Ça ne va pas du tout !

par JEROME LEROY
Publié le 7 avril 2023 à 12:43

Parfois, je me dis que j’aurais aimé vivre dans la Suède des années soixante, avec de grandes filles blondes et rieuses dans la rue et un État-providence en béton armé, des journées interminables en été, des aurores boréales et sans la crainte de voir un système économique s’effondrer sur nous et essayer de nous transformer en esclaves. Ou alors être bibliothécaire dans une petite ville du Maine, comme dans un roman de Stephen King, une petite ville où tout le monde est plutôt gentil, où l’on entend du doowop depuis le juke-box du « diner ». J’aurais écrit des poèmes sur une table en formica rouge en attendant la serveuse. Mais à un moment, ça aurait été moins bien, non pas à cause des monstres - il n’y a pas toujours des monstres chez Stephen King -, mais parce que la serveuse aurait été noire. À moins que j’aie eu de la chance et que la petite ville du Maine ait été particulièrement tolérante. Mais là aussi, pareil, de toute manière, je n’aurais pas eu l’impression que le capitalisme cherchait à nous faire vivre en enfer. Ou alors être pompiste dans la Pampa. Trois automobilistes par semaine et le camion de livraison d’essence. Le reste du temps, du vide et du silence, beaucoup de ciel, des nuages lents très hauts, pas de téléphone, encore moins de notifications, d’écrans, enfin ce genre de choses. La chaise longue derrière la station-service avec une pile de livres, des mots croisés, et là aussi, sans doute, des poèmes griffonnés dans les marges.
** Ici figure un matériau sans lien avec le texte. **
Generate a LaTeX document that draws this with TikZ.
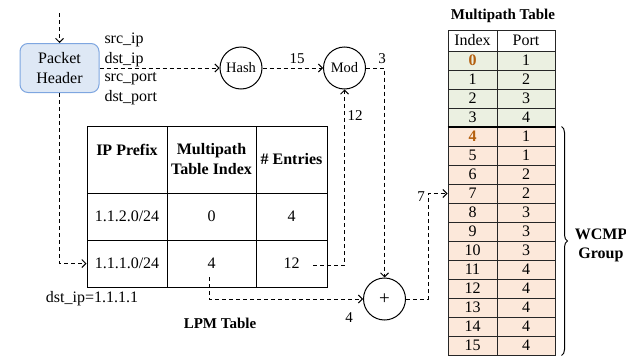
\documentclass[tikz,border=0pt]{standalone}
\usepackage{fontspec}
\setmainfont{Liberation Serif}
\usetikzlibrary{arrows.meta,decorations.pathreplacing,calc}
\definecolor{hdrfill}{HTML}{DEE8F5}
\definecolor{hdrline}{HTML}{7EA6E0}
\definecolor{grnrow}{HTML}{EBF0E1}
\definecolor{pchrow}{HTML}{FCE8DA}
\definecolor{idxhl}{HTML}{B4600F}
\newcommand\hlidx[1]{\textcolor{idxhl}{\textbf{#1}}}

\begin{document}
\begin{tikzpicture}[x=1pt,y=-1pt,line width=1pt,
  txt/.style={font=\fontsize{16}{19}\selectfont,inner sep=1pt},
  lbl/.style={font=\fontsize{15}{18}\selectfont,inner sep=1pt},
  title/.style={font=\fontsize{15}{18}\selectfont\bfseries,inner sep=1pt},
  flow/.style={dash pattern=on 4pt off 3pt,-{Straight Barb[length=4pt,width=8pt]}},
  op/.style={circle,draw,minimum size=42pt,inner sep=0pt,font=\fontsize{14.5}{17}\selectfont},
  pkt/.style={draw=hdrline,fill=hdrfill,rounded corners=8pt,minimum width=79pt,minimum height=49pt,
    align=center,inner sep=0pt,font=\fontsize{16}{20}\selectfont},
  lcell/.style={draw,minimum width=#1,inner sep=0pt,align=center,font=\fontsize{16}{20}\selectfont},
  mcell/.style={draw=black!85,minimum width=#1,minimum height=19pt,inner sep=0pt,font=\fontsize{16}{18}\selectfont},
]
\useasboundingbox (0,0) rectangle (626,356);

% packet header and its fields
\node[pkt] (ph) at (59.5,68) {Packet\\Header};
\coordinate (src) at (59.5,13);
\node[txt,anchor=west] (f1) at (103,40) {src\_ip};
\node[txt,anchor=west] (f2) at (103,60) {dst\_ip};
\node[txt,anchor=west] (f3) at (103,79) {src\_port};
\node[txt,anchor=west] (f4) at (103,98) {dst\_port};

% operators
\node[op] (hash) at (241,68) {Hash};
\node[op] (mod) at (344.5,68) {Mod};
\node[op,font=\fontsize{19}{20}\selectfont] (plus) at (384.5,299) {+};

% LPM table
\node[lcell=80pt,minimum height=67pt] (hA) at (127,159.5) {\textbf{IP Prefix}\\\phantom{X}};
\node[lcell=89pt,minimum height=67pt] (hB) at (211.5,159.5) {\textbf{Multipath}\\\textbf{Table Index}};
\node[lcell=71pt,minimum height=67pt] (hC) at (291.5,159.5) {\textbf{\# Entries}};
\node[lcell=80pt,minimum height=47pt] (aA) at (127,216.5) {1.1.2.0/24};
\node[lcell=89pt,minimum height=47pt] (aB) at (211.5,216.5) {0};
\node[lcell=71pt,minimum height=47pt] (aC) at (291.5,216.5) {4};
\node[lcell=80pt,minimum height=47pt] (bA) at (127,263.5) {1.1.1.0/24};
\node[lcell=89pt,minimum height=47pt] (bB) at (211.5,263.5) {4};
\node[lcell=71pt,minimum height=47pt] (bC) at (291.5,263.5) {12};
\node[txt] (dip) at (92,299) {dst\_ip=1.1.1.1};
\node[title] (lpm) at (220,323) {LPM Table};

% multipath table
\node[title] (mpt) at (503,16) {Multipath Table};
\node[mcell=49pt,minimum height=21pt] (hidx) at (472.5,40.5) {Index};
\node[mcell=58pt,minimum height=21pt] (hprt) at (526,40.5) {Port};
\foreach \i/\p/\f/\t in {0/1/grnrow/{\hlidx{0}},1/2/grnrow/1,2/3/grnrow/2,3/4/grnrow/3,
    4/1/pchrow/{\hlidx{4}},5/1/pchrow/5,6/2/pchrow/6,7/2/pchrow/7,8/3/pchrow/8,9/3/pchrow/9,
    10/3/pchrow/10,11/4/pchrow/11,12/4/pchrow/12,13/4/pchrow/13,14/4/pchrow/14,15/4/pchrow/15}{
  \node[mcell=49pt,fill=\f] (idx\i) at (472.5,{60.5+19*\i}) {\t};
  \node[mcell=58pt,fill=\f] (prt\i) at (526,{60.5+19*\i}) {\p};
}
\draw[line width=2pt] (idx4.north west) -- (prt4.north east);
\draw[decorate,decoration={brace,amplitude=6pt}]
  ([xshift=6pt]prt4.north east) -- ([xshift=6pt]prt15.south east);
\node[txt,font=\fontsize{16}{19}\selectfont\bfseries,align=center] (wcmp) at (601,245.5) {WCMP\\Group};

% data flow
\coordinate (s12) at (313,265);
\coordinate (s4) at (209,277);
\coordinate (c7) at (428,299);
\draw[flow] (src) -- (ph.north);
\draw[flow] (ph.east) -- (hash.west);
\draw[flow] (hash.east) -- (mod.west);
\draw[flow] (mod.east) -| (plus.north);
\draw[flow] (s12) -| (mod.south);
\draw[flow] (ph.south) |- (bA.west);
\draw[flow] (s4) |- (plus.west);
\draw[flow] (plus.east) -- (c7) |- (idx7.west);

% values carried on the connectors
\node[lbl] (v15) at (297,59) {15};
\node[lbl] (v3) at (382,59) {3};
\node[lbl] (v12) at (355,116) {12};
\node[lbl] (v4) at (349,318) {4};
\node[lbl] (v7) at (421,197) {7};
\end{tikzpicture}
\end{document}
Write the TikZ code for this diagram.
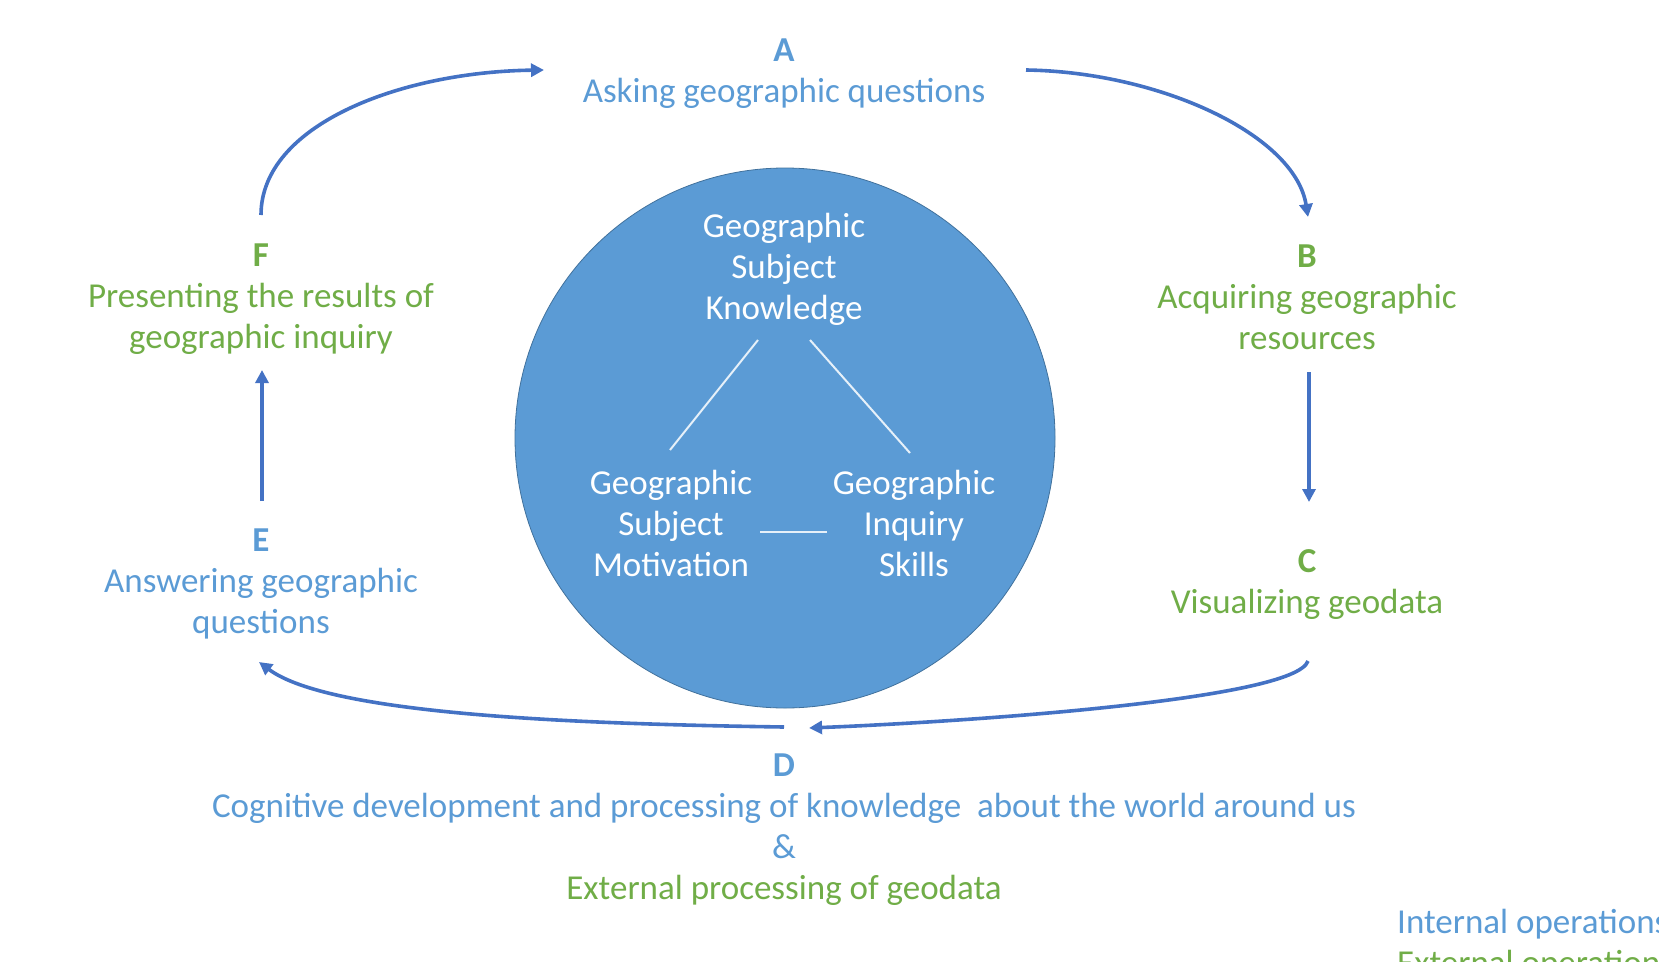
\documentclass[tikz,border=0pt]{standalone}
\usepackage{fontspec}
\setmainfont{Carlito}
\usetikzlibrary{arrows.meta}
\definecolor{accblue}{HTML}{5B9BD5}
\definecolor{accgreen}{HTML}{70AD47}
\definecolor{arrowblue}{HTML}{4472C4}
\definecolor{ringblue}{HTML}{41719C}
\begin{document}
\begin{tikzpicture}[x=1pt,y=-1pt,
  lbl/.style={align=center,font=\fontsize{35}{41}\selectfont,inner sep=0pt},
  bluetxt/.style={lbl,text=accblue},
  greentxt/.style={lbl,text=accgreen},
  intxt/.style={lbl,text=white},
  flow/.style={draw=arrowblue,line width=3.6pt,-{Triangle[length=13pt,width=13pt]}},
  link/.style={draw=white!85!accblue,line width=2pt}]
\useasboundingbox (0,0) rectangle (1659,961);
\clip (0,0) rectangle (1659,961);

% central circle
\node[circle,fill=accblue,draw=ringblue,line width=0.8pt,minimum size=540pt,inner sep=0pt] (core) at (785,438) {};

% three components inside the circle
\node[intxt] (know) at (784,269) {Geographic\\Subject\\Knowledge};
\node[intxt] (motiv) at (671,523) {Geographic\\Subject\\Motivation};
\node[intxt] (skill) at (914,523) {Geographic\\Inquiry\\Skills};
\coordinate (k1) at (758,340);
\coordinate (m1) at (670,450);
\coordinate (k2) at (810,340);
\coordinate (s1) at (910,453);
\coordinate (m2) at (760,532);
\coordinate (s2) at (827,532);
\draw[link] (k1) -- (m1);
\draw[link] (k2) -- (s1);
\draw[link] (m2) -- (s2);

% stages of the inquiry cycle
\node[greentxt] (B) at (1307,297) {\textbf{B}\\Acquiring geographic\\resources};
\node[bluetxt] (A) at (784,74) {\textbf{A}\\Asking geographic questions};
\node[greentxt] (C) at (1307,585) {\textbf{C}\\Visualizing geodata};
\node[bluetxt] (D) at (784,806) {\textbf{D}\\Cognitive development and processing of knowledge~ about the world around us\\\&};
\node[greentxt] (D2) at (784,890) {External processing of geodata};
\node[bluetxt] (E) at (261,584) {\textbf{E}\\Answering geographic\\questions};
\node[greentxt] (F) at (261,299) {\textbf{F}\\Presenting the results of\\geographic inquiry};

% arrow end points
\coordinate (fA) at (261,215);
\coordinate (tA) at (544,70);
\coordinate (fB) at (1026,70);
\coordinate (tB) at (1308,217);
\coordinate (fC) at (1309,372);
\coordinate (tC) at (1309,502);
\coordinate (fD) at (1308,661);
\coordinate (tD) at (809,728);
\coordinate (fE) at (784,727);
\coordinate (tE) at (259,662);
\coordinate (fF) at (262,501);
\coordinate (tF) at (262,370);

\draw[flow] (fA) .. controls (261,125) and (400,72) .. (tA);
\draw[flow] (fB) .. controls (1160,72) and (1295,135) .. (tB);
\draw[flow] (fC) -- (tC);
\draw[flow] (fD) .. controls (1295,700) and (960,722) .. (tD);
\draw[flow] (fE) .. controls (580,724) and (330,715) .. (tE);
\draw[flow] (fF) -- (tF);

% legend in the corner
\node[bluetxt,anchor=west] (int) at (1397,924) {Internal operations};
\node[greentxt,anchor=west] (ext) at (1397,965) {External operations};
\end{tikzpicture}
\end{document}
Des conversations limitées à « je vous fais les vitres ? ». Je pense que la perspective de vivre dans des endroits sans Macron et son monde m’aurait rendu (enfin) bon en langues étrangères. Voilà le genre de pensées qui peut venir à un écrivain brièvement déprimé dans la France des années 2020. Et puis après, je me rappelle qu’il ne tient qu’à nous, si on le souhaite, de se retrouver à Uppsala en 62, à Millinocket en 63 ou dans la Pampa je ne sais pas trop où et quand. Il suffit toujours et encore de redescendre dans la rue ensemble et de dire que non, ça ne va pas. Ça ne va pas du tout.